[The request]: Pick out each line containing the string "matplotlib".

[Provided records]:
::::::::
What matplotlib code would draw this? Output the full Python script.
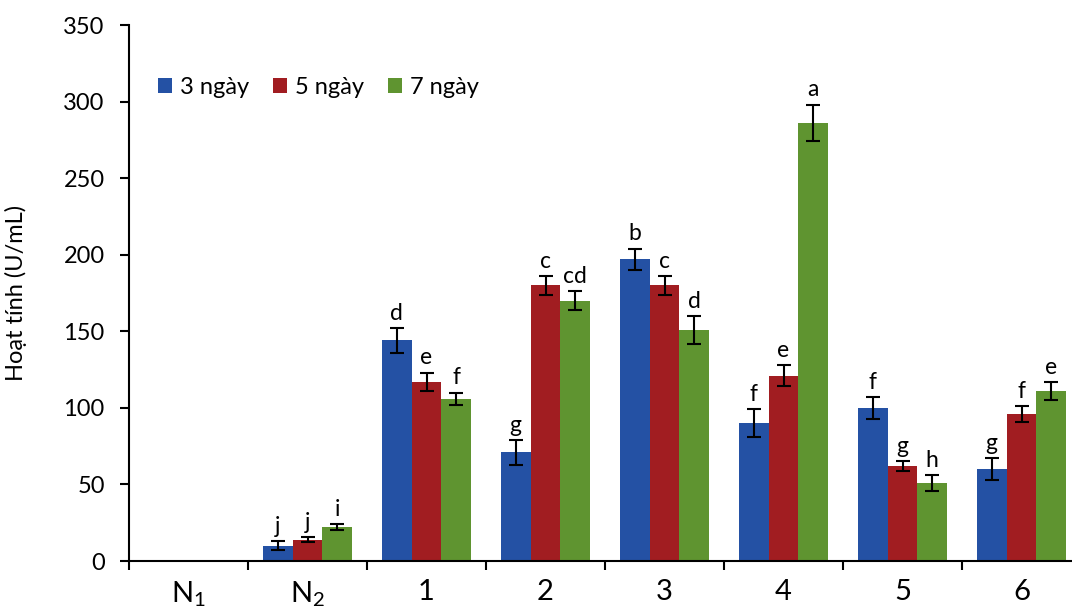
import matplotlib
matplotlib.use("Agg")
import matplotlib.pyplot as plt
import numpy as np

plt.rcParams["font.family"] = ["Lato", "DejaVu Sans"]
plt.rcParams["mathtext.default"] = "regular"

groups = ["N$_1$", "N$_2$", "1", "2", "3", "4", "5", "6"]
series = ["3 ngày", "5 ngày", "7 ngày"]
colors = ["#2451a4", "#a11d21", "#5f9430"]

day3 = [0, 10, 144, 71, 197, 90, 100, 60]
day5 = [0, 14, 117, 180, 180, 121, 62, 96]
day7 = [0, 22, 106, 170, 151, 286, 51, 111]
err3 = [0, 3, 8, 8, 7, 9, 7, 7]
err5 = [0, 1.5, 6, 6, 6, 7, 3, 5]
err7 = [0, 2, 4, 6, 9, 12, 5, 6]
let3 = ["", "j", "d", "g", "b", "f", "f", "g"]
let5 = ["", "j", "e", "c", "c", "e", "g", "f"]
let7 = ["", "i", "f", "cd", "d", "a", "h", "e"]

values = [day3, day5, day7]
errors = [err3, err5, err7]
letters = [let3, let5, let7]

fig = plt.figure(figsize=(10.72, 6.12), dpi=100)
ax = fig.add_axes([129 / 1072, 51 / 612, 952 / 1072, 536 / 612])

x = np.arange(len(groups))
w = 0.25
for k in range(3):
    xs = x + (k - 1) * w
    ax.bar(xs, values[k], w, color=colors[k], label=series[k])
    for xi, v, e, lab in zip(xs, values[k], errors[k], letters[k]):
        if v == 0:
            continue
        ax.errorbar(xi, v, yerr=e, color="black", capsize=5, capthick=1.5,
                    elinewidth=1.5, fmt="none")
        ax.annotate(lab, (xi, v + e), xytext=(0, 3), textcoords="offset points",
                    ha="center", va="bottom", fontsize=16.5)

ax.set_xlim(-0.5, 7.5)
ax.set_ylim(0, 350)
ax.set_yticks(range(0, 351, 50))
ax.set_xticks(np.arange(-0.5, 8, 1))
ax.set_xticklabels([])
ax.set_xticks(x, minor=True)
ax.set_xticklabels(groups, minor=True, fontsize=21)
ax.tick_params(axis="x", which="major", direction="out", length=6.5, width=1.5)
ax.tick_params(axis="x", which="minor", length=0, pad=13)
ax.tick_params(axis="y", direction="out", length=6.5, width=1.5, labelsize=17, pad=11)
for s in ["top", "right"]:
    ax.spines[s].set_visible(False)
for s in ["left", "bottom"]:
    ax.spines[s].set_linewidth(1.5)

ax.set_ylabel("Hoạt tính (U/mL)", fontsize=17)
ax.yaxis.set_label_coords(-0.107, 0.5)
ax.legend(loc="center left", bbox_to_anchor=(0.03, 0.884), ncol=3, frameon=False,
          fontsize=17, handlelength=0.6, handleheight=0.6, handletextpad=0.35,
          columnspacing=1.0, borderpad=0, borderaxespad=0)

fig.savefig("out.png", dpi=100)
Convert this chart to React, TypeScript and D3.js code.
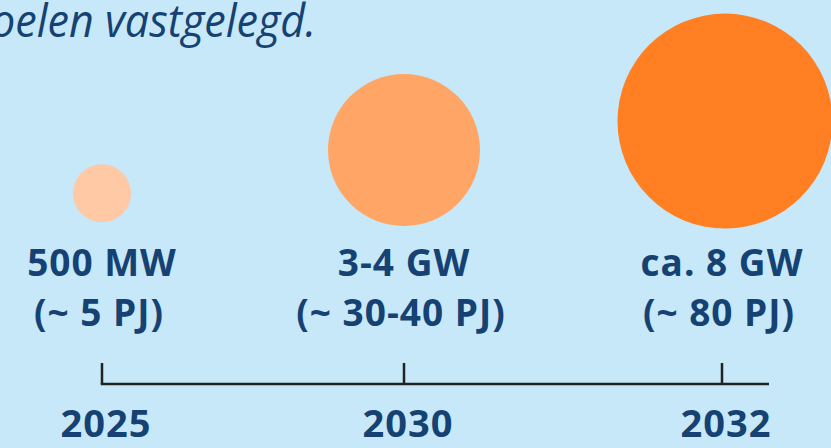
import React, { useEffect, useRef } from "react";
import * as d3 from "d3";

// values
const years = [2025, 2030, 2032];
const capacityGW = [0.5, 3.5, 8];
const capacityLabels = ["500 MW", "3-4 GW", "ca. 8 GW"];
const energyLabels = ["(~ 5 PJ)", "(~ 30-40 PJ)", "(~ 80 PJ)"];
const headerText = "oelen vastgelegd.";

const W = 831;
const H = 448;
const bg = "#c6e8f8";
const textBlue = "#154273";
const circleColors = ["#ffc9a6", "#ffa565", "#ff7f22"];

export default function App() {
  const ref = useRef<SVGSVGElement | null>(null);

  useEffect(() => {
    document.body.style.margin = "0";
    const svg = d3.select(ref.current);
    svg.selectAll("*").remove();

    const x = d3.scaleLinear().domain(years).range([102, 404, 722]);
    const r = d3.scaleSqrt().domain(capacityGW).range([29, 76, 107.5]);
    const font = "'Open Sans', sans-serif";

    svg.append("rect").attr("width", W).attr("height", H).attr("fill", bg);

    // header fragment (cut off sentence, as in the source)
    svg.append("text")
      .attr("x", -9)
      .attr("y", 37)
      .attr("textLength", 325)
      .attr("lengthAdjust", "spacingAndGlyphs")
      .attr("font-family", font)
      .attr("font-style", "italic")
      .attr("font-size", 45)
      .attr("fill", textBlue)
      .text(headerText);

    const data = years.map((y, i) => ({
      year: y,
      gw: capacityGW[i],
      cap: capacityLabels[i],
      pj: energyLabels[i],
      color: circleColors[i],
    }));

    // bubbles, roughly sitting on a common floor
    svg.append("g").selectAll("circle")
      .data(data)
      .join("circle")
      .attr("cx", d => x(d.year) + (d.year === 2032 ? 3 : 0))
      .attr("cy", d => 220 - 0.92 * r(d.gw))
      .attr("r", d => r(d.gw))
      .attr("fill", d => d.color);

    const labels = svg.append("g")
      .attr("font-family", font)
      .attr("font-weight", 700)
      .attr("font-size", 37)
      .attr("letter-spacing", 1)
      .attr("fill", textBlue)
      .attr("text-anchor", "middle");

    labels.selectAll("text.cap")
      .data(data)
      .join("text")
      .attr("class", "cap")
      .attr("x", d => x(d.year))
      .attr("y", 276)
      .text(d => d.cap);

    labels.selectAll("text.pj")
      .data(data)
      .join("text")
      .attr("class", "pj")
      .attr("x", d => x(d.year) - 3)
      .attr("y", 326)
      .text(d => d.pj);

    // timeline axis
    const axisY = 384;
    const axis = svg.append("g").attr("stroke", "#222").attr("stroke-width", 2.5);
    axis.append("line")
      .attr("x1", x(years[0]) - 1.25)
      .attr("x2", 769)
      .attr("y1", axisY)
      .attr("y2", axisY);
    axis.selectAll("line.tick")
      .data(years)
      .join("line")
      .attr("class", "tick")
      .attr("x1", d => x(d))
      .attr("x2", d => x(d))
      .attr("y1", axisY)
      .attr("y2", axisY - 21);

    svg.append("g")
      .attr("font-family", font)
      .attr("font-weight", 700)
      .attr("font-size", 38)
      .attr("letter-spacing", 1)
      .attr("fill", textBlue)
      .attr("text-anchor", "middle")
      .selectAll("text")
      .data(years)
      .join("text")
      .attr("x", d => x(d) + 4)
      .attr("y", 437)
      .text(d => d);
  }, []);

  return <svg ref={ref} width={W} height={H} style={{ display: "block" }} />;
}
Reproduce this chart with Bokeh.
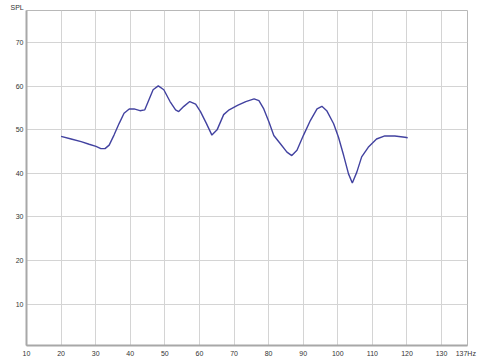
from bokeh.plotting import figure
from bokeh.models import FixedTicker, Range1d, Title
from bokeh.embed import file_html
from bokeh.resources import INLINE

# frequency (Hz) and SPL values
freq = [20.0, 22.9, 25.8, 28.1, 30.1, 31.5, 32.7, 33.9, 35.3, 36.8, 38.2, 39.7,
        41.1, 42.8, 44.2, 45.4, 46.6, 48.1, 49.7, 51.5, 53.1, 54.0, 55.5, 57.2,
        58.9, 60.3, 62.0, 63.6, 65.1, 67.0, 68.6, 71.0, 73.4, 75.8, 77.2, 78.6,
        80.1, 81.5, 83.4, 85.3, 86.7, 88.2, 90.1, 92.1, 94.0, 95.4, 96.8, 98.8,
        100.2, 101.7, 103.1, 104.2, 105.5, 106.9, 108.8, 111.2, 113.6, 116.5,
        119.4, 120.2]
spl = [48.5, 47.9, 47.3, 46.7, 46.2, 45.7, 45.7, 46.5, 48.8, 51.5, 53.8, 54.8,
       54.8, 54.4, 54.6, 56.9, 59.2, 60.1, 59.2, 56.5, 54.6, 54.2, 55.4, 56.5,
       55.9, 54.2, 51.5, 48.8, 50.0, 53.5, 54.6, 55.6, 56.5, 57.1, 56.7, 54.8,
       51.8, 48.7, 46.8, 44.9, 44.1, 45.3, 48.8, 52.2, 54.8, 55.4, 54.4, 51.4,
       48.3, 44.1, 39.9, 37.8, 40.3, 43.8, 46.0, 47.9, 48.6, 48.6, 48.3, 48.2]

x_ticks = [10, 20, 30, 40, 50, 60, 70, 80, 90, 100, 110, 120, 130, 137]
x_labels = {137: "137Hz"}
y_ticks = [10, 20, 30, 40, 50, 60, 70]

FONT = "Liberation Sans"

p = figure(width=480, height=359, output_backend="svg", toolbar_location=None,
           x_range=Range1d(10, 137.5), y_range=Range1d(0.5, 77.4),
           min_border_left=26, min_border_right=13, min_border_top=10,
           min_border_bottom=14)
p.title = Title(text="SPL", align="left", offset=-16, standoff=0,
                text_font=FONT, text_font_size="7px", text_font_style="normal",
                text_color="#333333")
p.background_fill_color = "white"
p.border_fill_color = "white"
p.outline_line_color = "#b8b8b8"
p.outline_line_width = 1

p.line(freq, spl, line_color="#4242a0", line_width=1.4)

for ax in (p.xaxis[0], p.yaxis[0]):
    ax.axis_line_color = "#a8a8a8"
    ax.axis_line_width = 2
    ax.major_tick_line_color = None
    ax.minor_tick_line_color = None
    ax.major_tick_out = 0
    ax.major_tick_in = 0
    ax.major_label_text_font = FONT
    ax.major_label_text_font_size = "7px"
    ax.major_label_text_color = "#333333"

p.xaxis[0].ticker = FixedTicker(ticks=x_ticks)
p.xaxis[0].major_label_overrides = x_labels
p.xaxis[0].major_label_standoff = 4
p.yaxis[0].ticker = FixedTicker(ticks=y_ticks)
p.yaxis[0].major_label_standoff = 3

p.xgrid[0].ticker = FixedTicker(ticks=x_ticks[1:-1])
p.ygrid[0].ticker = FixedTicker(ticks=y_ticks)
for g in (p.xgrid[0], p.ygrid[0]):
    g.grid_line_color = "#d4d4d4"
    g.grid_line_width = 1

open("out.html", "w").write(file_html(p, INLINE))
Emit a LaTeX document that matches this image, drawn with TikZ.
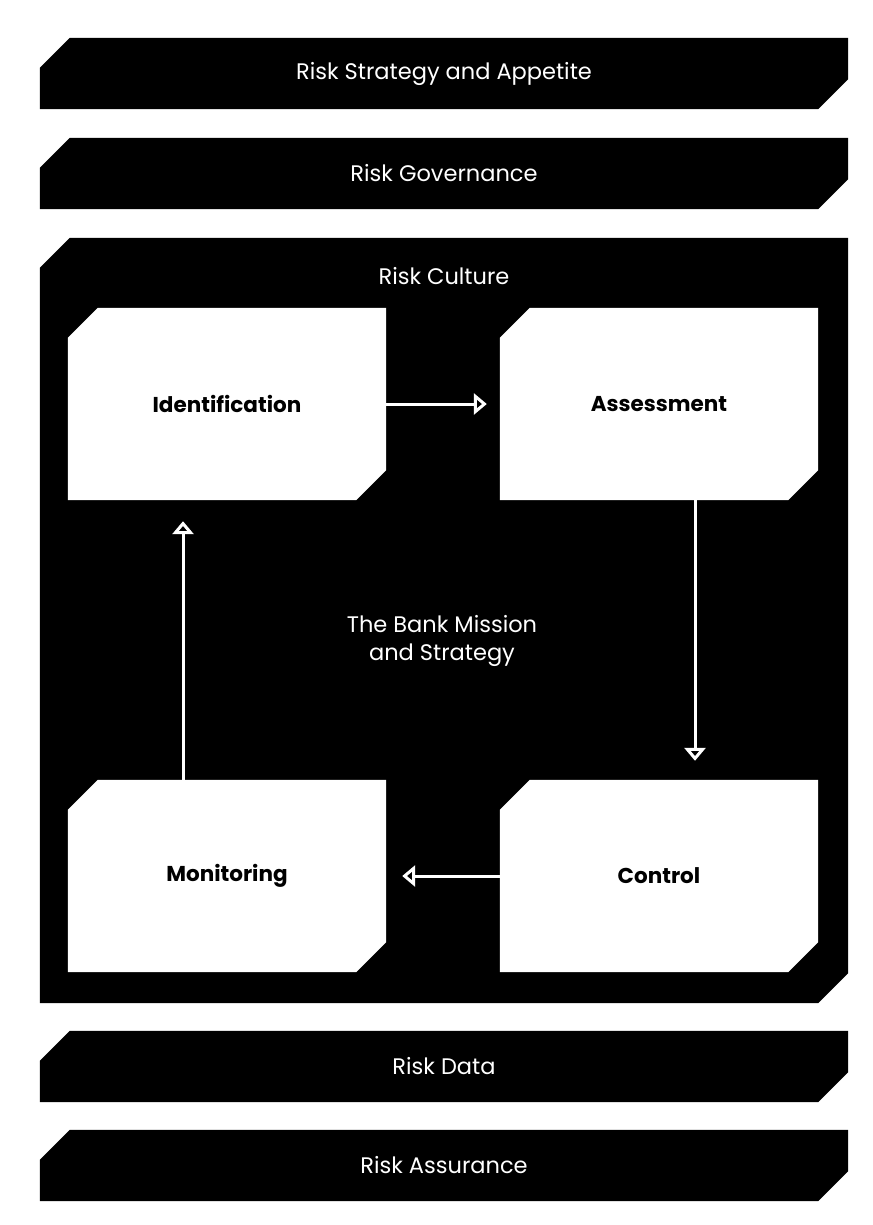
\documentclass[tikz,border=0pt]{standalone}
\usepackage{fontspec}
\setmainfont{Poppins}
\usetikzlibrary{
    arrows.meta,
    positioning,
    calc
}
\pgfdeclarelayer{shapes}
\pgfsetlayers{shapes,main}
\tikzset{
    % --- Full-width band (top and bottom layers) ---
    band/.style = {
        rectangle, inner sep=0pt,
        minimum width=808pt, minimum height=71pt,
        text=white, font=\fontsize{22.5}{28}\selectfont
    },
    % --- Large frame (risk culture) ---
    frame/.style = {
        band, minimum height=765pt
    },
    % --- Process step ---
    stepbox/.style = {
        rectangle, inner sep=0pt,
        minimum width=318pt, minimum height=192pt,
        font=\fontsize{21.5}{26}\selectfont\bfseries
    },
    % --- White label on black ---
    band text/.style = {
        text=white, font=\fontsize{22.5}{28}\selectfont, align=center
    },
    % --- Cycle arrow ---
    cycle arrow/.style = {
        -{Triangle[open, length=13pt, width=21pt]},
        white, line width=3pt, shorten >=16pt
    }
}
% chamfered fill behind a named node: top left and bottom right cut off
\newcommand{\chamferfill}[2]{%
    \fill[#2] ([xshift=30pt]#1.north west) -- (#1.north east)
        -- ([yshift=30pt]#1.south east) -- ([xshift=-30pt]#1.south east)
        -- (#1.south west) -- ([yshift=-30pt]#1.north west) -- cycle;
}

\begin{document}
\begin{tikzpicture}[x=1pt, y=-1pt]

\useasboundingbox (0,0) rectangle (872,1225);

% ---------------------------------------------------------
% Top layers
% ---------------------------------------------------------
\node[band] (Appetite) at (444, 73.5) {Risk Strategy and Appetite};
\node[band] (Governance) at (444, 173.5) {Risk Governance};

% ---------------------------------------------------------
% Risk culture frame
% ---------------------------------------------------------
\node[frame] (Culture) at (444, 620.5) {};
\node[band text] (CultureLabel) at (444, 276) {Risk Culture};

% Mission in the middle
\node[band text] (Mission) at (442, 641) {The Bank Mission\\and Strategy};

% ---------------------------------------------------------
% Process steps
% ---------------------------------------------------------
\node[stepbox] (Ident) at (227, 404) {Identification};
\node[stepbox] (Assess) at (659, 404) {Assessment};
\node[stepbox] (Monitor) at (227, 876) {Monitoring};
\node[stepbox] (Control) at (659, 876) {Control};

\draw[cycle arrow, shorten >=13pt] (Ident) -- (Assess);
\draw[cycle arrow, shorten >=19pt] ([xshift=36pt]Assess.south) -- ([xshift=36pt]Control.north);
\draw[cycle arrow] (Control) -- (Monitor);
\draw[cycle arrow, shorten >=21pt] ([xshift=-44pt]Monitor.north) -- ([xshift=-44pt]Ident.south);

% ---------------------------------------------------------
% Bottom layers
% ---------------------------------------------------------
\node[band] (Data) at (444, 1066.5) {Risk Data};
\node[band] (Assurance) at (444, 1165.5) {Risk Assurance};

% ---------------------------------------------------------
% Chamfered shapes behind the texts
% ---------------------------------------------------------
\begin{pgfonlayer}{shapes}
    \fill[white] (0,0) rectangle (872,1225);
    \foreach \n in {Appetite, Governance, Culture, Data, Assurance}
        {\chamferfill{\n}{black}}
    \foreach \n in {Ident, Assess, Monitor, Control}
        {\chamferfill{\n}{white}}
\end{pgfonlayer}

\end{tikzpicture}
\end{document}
::::::::
[Answer to this problem]:
What matplotlib code would draw this? Output the full Python script.
import matplotlib
matplotlib.use("Agg")
import matplotlib.pyplot as plt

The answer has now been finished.